The request is common in complex pharmaceutical litigation, where large numbers of lawsuits are filed by individuals who suffered the same or similar injury after taking a prescription medication. Known as an MDL, or multidistrict litigation, centralizing the cases is intended to reduce duplicative discovery into common issues in the cases, avoid contradictory rulings from different courts and serve the convenience of common parties and witnesses.

Eisai Inc. and Arena Pharmaceuticals, who are named as defendants in the litigation, opposed the request to consolidate the Belviq litigation, arguing that there are currently too few cases to justify establishing the formal proceedings, which the drug makers argued should be a move of last resort.

Although it is widely believed that the size of the litigation is expected to continue to grow over, the JPML issued an Order Denying Transfer (PDF) on August 10, indicating that informal coordination appears to be practicable at this time.

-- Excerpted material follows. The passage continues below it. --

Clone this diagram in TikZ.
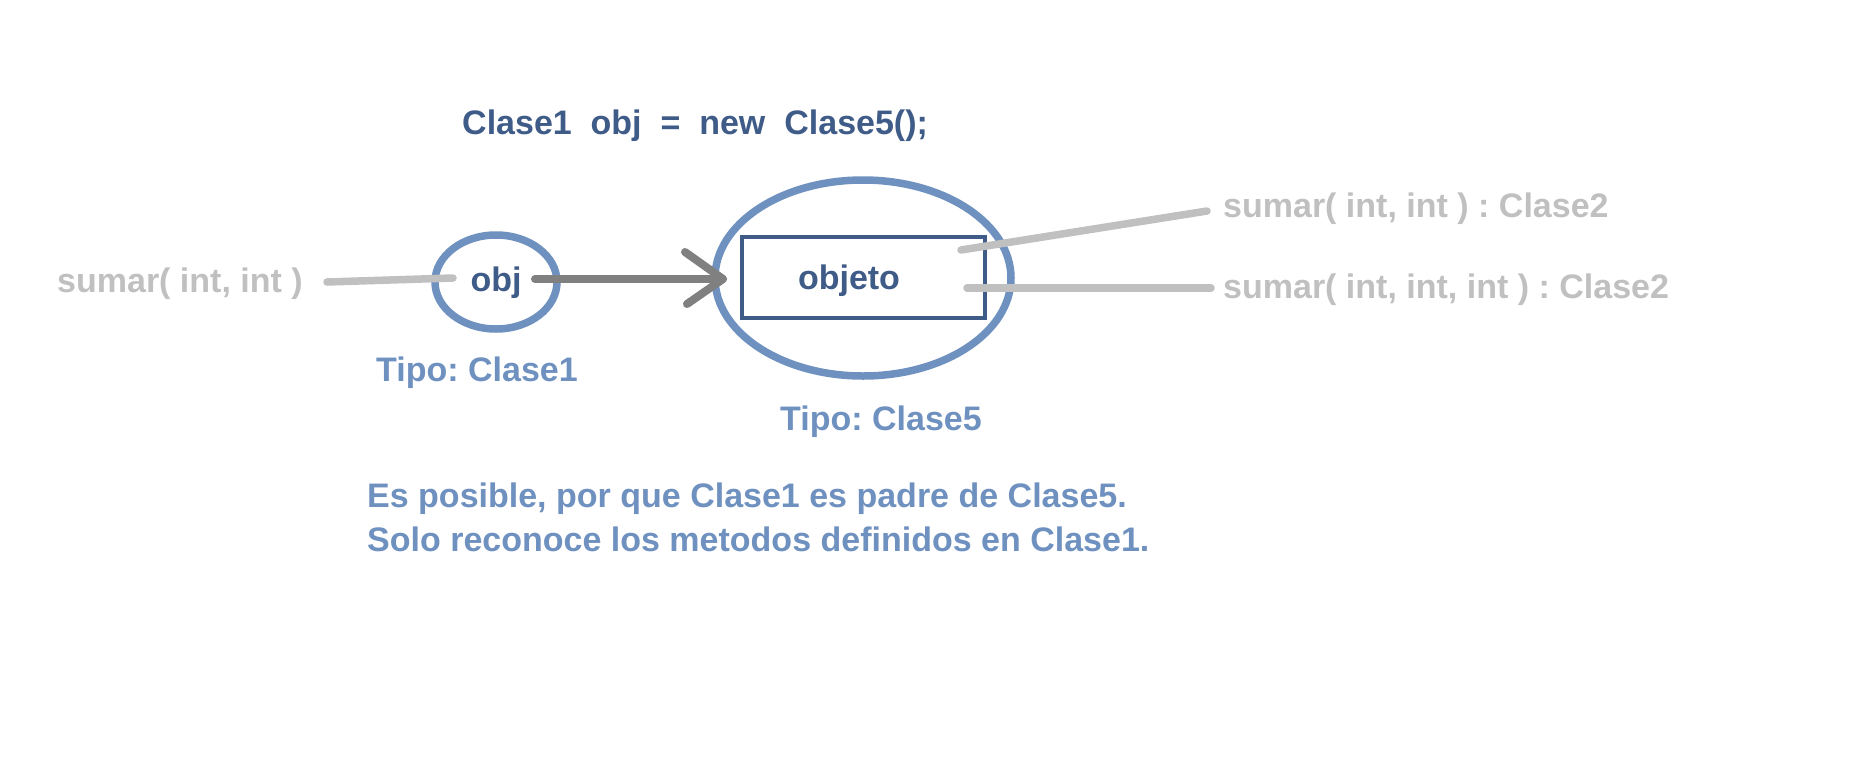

According to the order, the judges were unconvinced that a Belviq MDL should be formed at this time based on predictions of future filings, indicating that the panel is “disinclined to take into account the mere possibility of future filings in our centralization calculus.”

The JPML also said it was not convinced that centralization would be the most efficient path for the litigation.

“The record before us indicates that individualized factual issues concerning causation will predominate and diminish the potential to achieve significant efficiencies in an MDL. The actions allege a broad range of cancers without indicating the mechanism by which Belviq allegedly causes the various cancers,” the order states. “Additionally, some plaintiffs allegedly took Belviq for as little as a month or two, while others claim to have taken it for several years or more.”

The decision means the Belviq lawsuits will continue to move forward as individual lawsuits in various federal courts nationwide.